## Your goal
Retype the opening lines of the listing below, ending with the line that contains "0.1405, 0.141, 0.141];", and leave out any pictures.

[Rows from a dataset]
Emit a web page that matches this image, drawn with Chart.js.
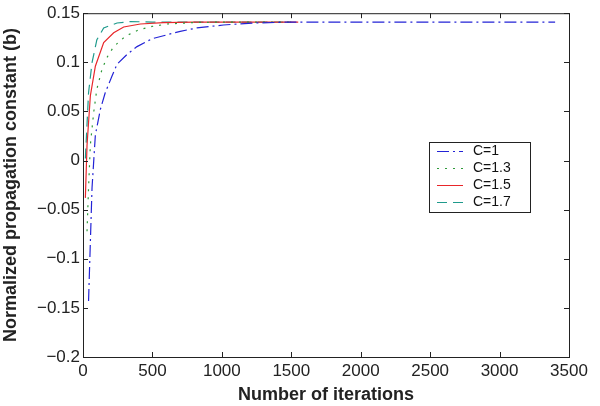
<!DOCTYPE html>
<html>
<head>
<meta charset="utf-8">
<script src="https://cdn.jsdelivr.net/npm/chart.js@4/dist/chart.umd.min.js"></script>
<style>
  html, body { margin: 0; padding: 0; background: #fff; }
  #wrap { width: 600px; height: 406px; }
</style>
</head>
<body>
<div id="wrap"><canvas id="convChart" width="600" height="406"></canvas></div>
<script>
// values
const seriesLabels = ['C=1', 'C=1.3', 'C=1.5', 'C=1.7'];

const itersC1  = [40, 65, 89, 125, 160, 209, 245, 317, 389, 497, 605, 700, 820, 1011, 1227, 1500, 2000, 2500, 3000, 3400];
const bC1      = [-0.143, -0.028, 0.026, 0.052, 0.069, 0.086, 0.098, 0.108, 0.116, 0.124, 0.128, 0.1315, 0.135, 0.138, 0.140, 0.141, 0.141, 0.141, 0.141, 0.141];

const itersC13 = [29, 40, 53, 77, 100, 137, 173, 221, 305, 400, 497, 605, 800, 1000, 1500];
const bC13     = [-0.072, -0.028, 0.016, 0.049, 0.073, 0.093, 0.105, 0.116, 0.1265, 0.133, 0.1365, 0.139, 0.1405, 0.141, 0.141];

const itersC15 = [17, 29, 53, 89, 149, 221, 293, 413, 579, 800, 1000, 1550];
const bC15     = [-0.038, 0.0155, 0.066, 0.096, 0.120, 0.130, 0.136, 0.139, 0.1405, 0.141, 0.141, 0.141];

const itersC17 = [17, 40, 65, 100, 149, 245, 341, 500, 1000, 1500];
const bC17     = [0.002, 0.069, 0.0996, 0.123, 0.135, 0.140, 0.1415, 0.141, 0.141, 0.141];

const xTicks = [0, 500, 1000, 1500, 2000, 2500, 3000, 3500];
const yTicks = [-0.2, -0.15, -0.1, -0.05, 0, 0.05, 0.1, 0.15];

const pts = (xs, ys) => xs.map((x, i) => ({ x: x, y: ys[i] }));

const styles = [
    { color: '#2323d6', dash: [12, 4, 2, 4] },
    { color: '#2f9a3a', dash: [2, 6] },
    { color: '#e8262a', dash: [] },
    { color: '#1f9a8c', dash: [10, 6] },
];

const fontFam = '"Liberation Sans", Arial, sans-serif';

// box + inward ticks + legend, matlab style
const framePlugin = {
    id: 'frame',
    afterDatasetsDraw(chart) {
        const { ctx, chartArea: a, scales } = chart;
        ctx.save();
        ctx.strokeStyle = '#222';
        ctx.lineWidth = 1;
        ctx.strokeRect(a.left + 0.5, a.top + 0.5, a.right - a.left, a.bottom - a.top);
        ctx.beginPath();
        xTicks.forEach(v => {
            const px = Math.round(scales.x.getPixelForValue(v)) + 0.5;
            ctx.moveTo(px, a.bottom); ctx.lineTo(px, a.bottom - 5);
            ctx.moveTo(px, a.top); ctx.lineTo(px, a.top + 5);
        });
        yTicks.forEach(v => {
            const py = Math.round(scales.y.getPixelForValue(v)) + 0.5;
            ctx.moveTo(a.left, py); ctx.lineTo(a.left + 5, py);
            ctx.moveTo(a.right, py); ctx.lineTo(a.right - 5, py);
        });
        ctx.stroke();

        // legend box
        const bx = 429, by = 142, bw = 101, bh = 70;
        ctx.fillStyle = '#fff';
        ctx.fillRect(bx, by, bw, bh);
        ctx.strokeStyle = '#222';
        ctx.strokeRect(bx + 0.5, by + 0.5, bw, bh);
        ctx.font = '14px ' + fontFam;
        ctx.textBaseline = 'middle';
        const rows = [151, 168, 185, 202];
        chart.data.datasets.forEach((ds, i) => {
            ctx.strokeStyle = ds.borderColor;
            ctx.setLineDash(ds.borderDash);
            ctx.beginPath();
            ctx.moveTo(437, rows[i] + 0.5);
            ctx.lineTo(463, rows[i] + 0.5);
            ctx.stroke();
            ctx.setLineDash([]);
            ctx.fillStyle = '#111';
            ctx.fillText(ds.label, 473, rows[i]);
        });
        ctx.restore();
    }
};

new Chart(document.getElementById('convChart'), {
    type: 'line',
    data: {
        datasets: [
            pts(itersC1, bC1), pts(itersC13, bC13), pts(itersC15, bC15), pts(itersC17, bC17)
        ].map((d, i) => ({
            label: seriesLabels[i],
            data: d,
            borderColor: styles[i].color,
            borderDash: styles[i].dash,
            borderWidth: 1.2,
            pointRadius: 0,
            tension: 0,
            fill: false,
        }))
    },
    options: {
        responsive: false,
        animation: false,
        layout: { padding: { top: 10, right: 31, left: 0, bottom: 0 } },
        plugins: { legend: { display: false }, tooltip: { enabled: false } },
        scales: {
            x: {
                type: 'linear',
                min: 0, max: 3500,
                afterBuildTicks: s => { s.ticks = xTicks.map(v => ({ value: v })); },
                afterFit: s => { s.height = 49; },
                grid: { display: false, drawTicks: false },
                border: { display: false },
                ticks: { color: '#222', font: { family: fontFam, size: 17 }, padding: 4, maxRotation: 0,
                         callback: v => String(v) },
                title: { display: true, text: 'Number of iterations', color: '#222',
                         font: { family: fontFam, size: 18, weight: 'bold' }, padding: { top: 0, bottom: 0 } }
            },
            y: {
                min: -0.2, max: 0.15,
                afterBuildTicks: s => { s.ticks = yTicks.map(v => ({ value: v })); },
                afterFit: s => { s.width = 83; },
                grid: { display: false, drawTicks: false },
                border: { display: false },
                ticks: {
                    color: '#222', font: { family: fontFam, size: 17 }, padding: 3,
                    callback: v => v === 0 ? '0' : String(Number(v.toFixed(2))).replace('-', '\u2212')
                },
                title: { display: true, text: 'Normalized propagation constant (b)', color: '#222',
                         font: { family: fontFam, size: 18, weight: 'bold' }, padding: { top: 0, bottom: 0 } }
            }
        }
    },
    plugins: [framePlugin]
});
</script>
</body>
</html>
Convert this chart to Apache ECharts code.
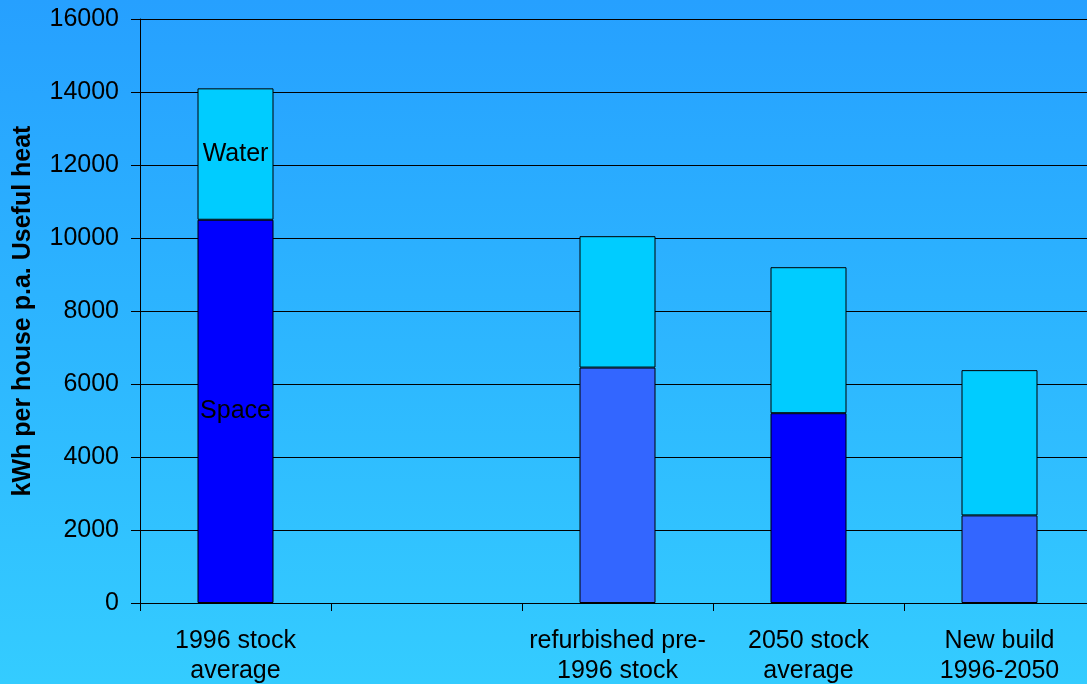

## Output
Emit a web page that matches this image, drawn with Chart.js.
<!DOCTYPE html>
<html>
<head>
<meta charset="utf-8">
<script src="https://cdn.jsdelivr.net/npm/chart.js@4/dist/chart.umd.min.js"></script>
<style>
  html, body { margin: 0; padding: 0; background: #fff; }
  #wrap { width: 600px; height: 406px; }
</style>
</head>
<body>
<div id="wrap"><canvas id="convChart" width="600" height="406"></canvas></div>
<script>
// values
const seriesLabels = ['C=1', 'C=1.3', 'C=1.5', 'C=1.7'];

const itersC1  = [40, 65, 89, 125, 160, 209, 245, 317, 389, 497, 605, 700, 820, 1011, 1227, 1500, 2000, 2500, 3000, 3400];
const bC1      = [-0.143, -0.028, 0.026, 0.052, 0.069, 0.086, 0.098, 0.108, 0.116, 0.124, 0.128, 0.1315, 0.135, 0.138, 0.140, 0.141, 0.141, 0.141, 0.141, 0.141];

const itersC13 = [29, 40, 53, 77, 100, 137, 173, 221, 305, 400, 497, 605, 800, 1000, 1500];
const bC13     = [-0.072, -0.028, 0.016, 0.049, 0.073, 0.093, 0.105, 0.116, 0.1265, 0.133, 0.1365, 0.139, 0.1405, 0.141, 0.141];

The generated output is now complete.